[Recorded information]
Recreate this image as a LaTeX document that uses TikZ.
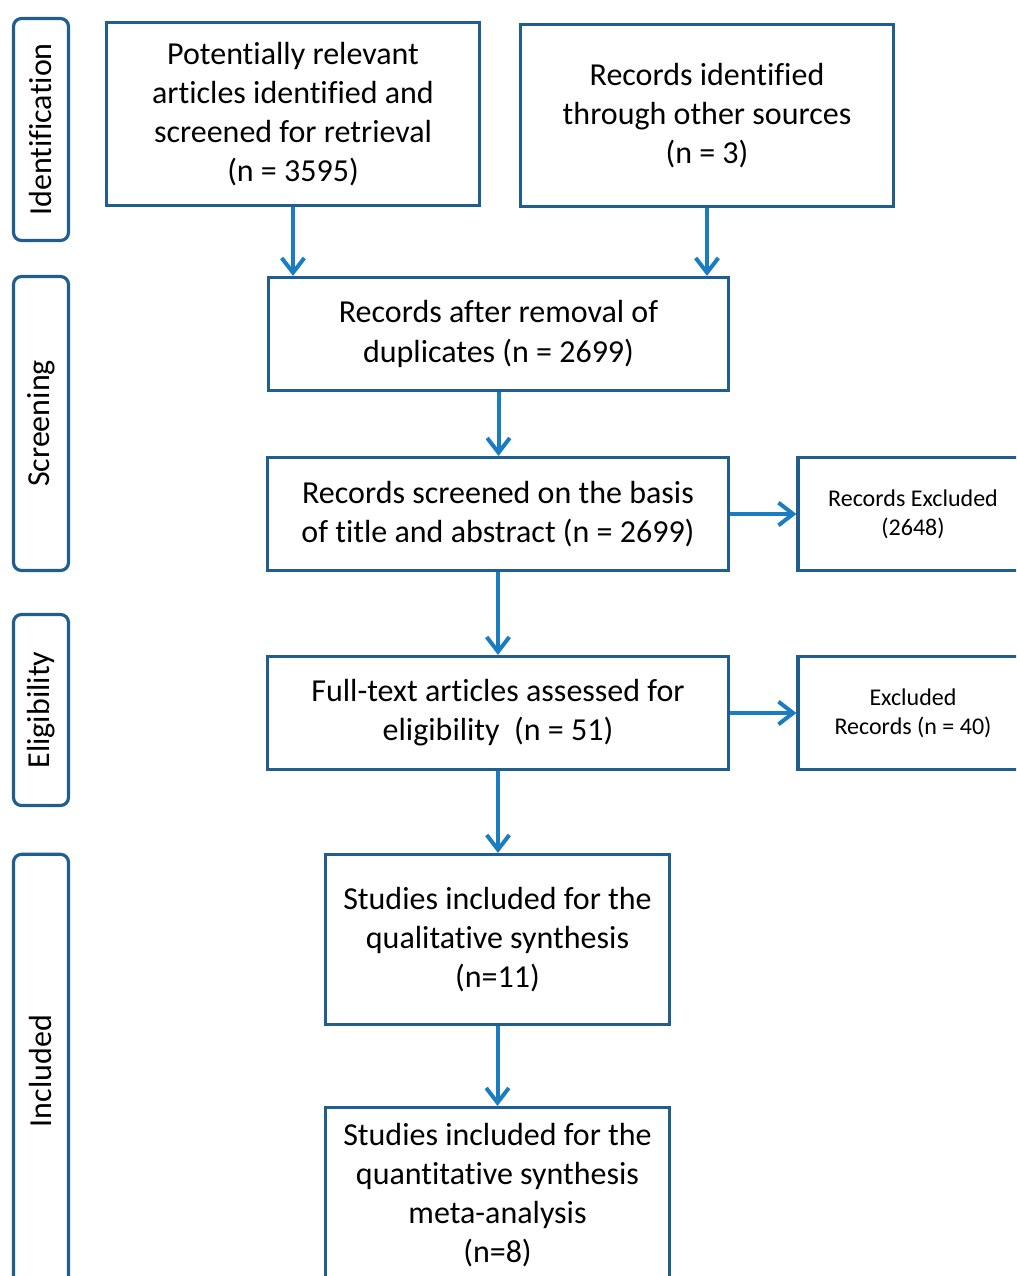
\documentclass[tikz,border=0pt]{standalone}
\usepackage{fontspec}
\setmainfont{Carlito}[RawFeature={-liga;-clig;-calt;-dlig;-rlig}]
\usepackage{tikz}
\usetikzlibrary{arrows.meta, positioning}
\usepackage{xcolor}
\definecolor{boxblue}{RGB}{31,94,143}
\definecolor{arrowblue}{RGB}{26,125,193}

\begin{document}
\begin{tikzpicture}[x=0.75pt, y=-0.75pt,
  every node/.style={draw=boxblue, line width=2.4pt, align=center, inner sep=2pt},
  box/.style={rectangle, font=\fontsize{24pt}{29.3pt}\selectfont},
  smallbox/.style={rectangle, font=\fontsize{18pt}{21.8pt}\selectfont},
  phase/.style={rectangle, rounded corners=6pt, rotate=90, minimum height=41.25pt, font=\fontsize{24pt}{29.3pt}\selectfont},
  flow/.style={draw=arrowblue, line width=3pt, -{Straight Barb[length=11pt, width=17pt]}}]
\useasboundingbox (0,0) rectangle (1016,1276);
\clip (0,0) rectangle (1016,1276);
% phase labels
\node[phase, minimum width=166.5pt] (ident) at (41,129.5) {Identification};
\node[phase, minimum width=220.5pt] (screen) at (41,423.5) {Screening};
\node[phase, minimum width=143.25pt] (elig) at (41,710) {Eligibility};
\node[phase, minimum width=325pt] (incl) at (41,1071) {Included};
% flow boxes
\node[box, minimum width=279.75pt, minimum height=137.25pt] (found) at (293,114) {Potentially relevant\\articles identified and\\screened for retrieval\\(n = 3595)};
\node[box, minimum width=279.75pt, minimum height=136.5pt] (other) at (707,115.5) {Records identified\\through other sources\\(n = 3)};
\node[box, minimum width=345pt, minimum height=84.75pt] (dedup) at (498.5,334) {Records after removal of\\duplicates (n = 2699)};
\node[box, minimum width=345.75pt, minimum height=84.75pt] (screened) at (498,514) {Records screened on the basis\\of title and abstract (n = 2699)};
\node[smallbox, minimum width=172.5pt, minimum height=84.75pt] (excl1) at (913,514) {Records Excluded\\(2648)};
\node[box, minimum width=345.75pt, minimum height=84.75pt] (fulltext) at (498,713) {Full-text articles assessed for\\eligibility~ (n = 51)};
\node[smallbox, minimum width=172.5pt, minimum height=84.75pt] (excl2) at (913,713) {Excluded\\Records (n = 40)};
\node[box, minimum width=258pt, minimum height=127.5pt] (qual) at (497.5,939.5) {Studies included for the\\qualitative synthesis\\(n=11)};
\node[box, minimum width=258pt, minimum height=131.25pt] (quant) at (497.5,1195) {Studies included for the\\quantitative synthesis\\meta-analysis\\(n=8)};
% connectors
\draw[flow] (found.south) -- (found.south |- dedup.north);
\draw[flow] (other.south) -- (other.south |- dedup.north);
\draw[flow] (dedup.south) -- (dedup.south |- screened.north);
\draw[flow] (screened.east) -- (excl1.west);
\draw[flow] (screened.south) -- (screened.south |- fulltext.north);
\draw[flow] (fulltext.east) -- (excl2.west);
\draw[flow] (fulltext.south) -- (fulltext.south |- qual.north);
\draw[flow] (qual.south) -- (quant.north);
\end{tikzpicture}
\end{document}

[Brief]
All of the data above should be quoted exactly, except for the pictures.

[Solution for this exercise]
Recreate this image as a LaTeX document that uses TikZ.
\documentclass[tikz,border=0pt]{standalone}
\usepackage{fontspec}
\setmainfont{Carlito}[RawFeature={-liga;-clig;-calt;-dlig;-rlig}]
\usepackage{tikz}
\usetikzlibrary{arrows.meta, positioning}
\usepackage{xcolor}
\definecolor{boxblue}{RGB}{31,94,143}
\definecolor{arrowblue}{RGB}{26,125,193}

\begin{document}
\begin{tikzpicture}[x=0.75pt, y=-0.75pt,
  every node/.style={draw=boxblue, line width=2.4pt, align=center, inner sep=2pt},
  box/.style={rectangle, font=\fontsize{24pt}{29.3pt}\selectfont},
  smallbox/.style={rectangle, font=\fontsize{18pt}{21.8pt}\selectfont},
  phase/.style={rectangle, rounded corners=6pt, rotate=90, minimum height=41.25pt, font=\fontsize{24pt}{29.3pt}\selectfont},
  flow/.style={draw=arrowblue, line width=3pt, -{Straight Barb[length=11pt, width=17pt]}}]
\useasboundingbox (0,0) rectangle (1016,1276);
\clip (0,0) rectangle (1016,1276);
% phase labels
\node[phase, minimum width=166.5pt] (ident) at (41,129.5) {Identification};
\node[phase, minimum width=220.5pt] (screen) at (41,423.5) {Screening};
\node[phase, minimum width=143.25pt] (elig) at (41,710) {Eligibility};
\node[phase, minimum width=325pt] (incl) at (41,1071) {Included};
% flow boxes
\node[box, minimum width=279.75pt, minimum height=137.25pt] (found) at (293,114) {Potentially relevant\\articles identified and\\screened for retrieval\\(n = 3595)};
\node[box, minimum width=279.75pt, minimum height=136.5pt] (other) at (707,115.5) {Records identified\\through other sources\\(n = 3)};
\node[box, minimum width=345pt, minimum height=84.75pt] (dedup) at (498.5,334) {Records after removal of\\duplicates (n = 2699)};
\node[box, minimum width=345.75pt, minimum height=84.75pt] (screened) at (498,514) {Records screened on the basis\\of title and abstract (n = 2699)};
\node[smallbox, minimum width=172.5pt, minimum height=84.75pt] (excl1) at (913,514) {Records Excluded\\(2648)};
\node[box, minimum width=345.75pt, minimum height=84.75pt] (fulltext) at (498,713) {Full-text articles assessed for\\eligibility~ (n = 51)};
\node[smallbox, minimum width=172.5pt, minimum height=84.75pt] (excl2) at (913,713) {Excluded\\Records (n = 40)};
\node[box, minimum width=258pt, minimum height=127.5pt] (qual) at (497.5,939.5) {Studies included for the\\qualitative synthesis\\(n=11)};
\node[box, minimum width=258pt, minimum height=131.25pt] (quant) at (497.5,1195) {Studies included for the\\quantitative synthesis\\meta-analysis\\(n=8)};
% connectors
\draw[flow] (found.south) -- (found.south |- dedup.north);
\draw[flow] (other.south) -- (other.south |- dedup.north);
\draw[flow] (dedup.south) -- (dedup.south |- screened.north);
\draw[flow] (screened.east) -- (excl1.west);
\draw[flow] (screened.south) -- (screened.south |- fulltext.north);
\draw[flow] (fulltext.east) -- (excl2.west);
\draw[flow] (fulltext.south) -- (fulltext.south |- qual.north);
\draw[flow] (qual.south) -- (quant.north);
\end{tikzpicture}
\end{document}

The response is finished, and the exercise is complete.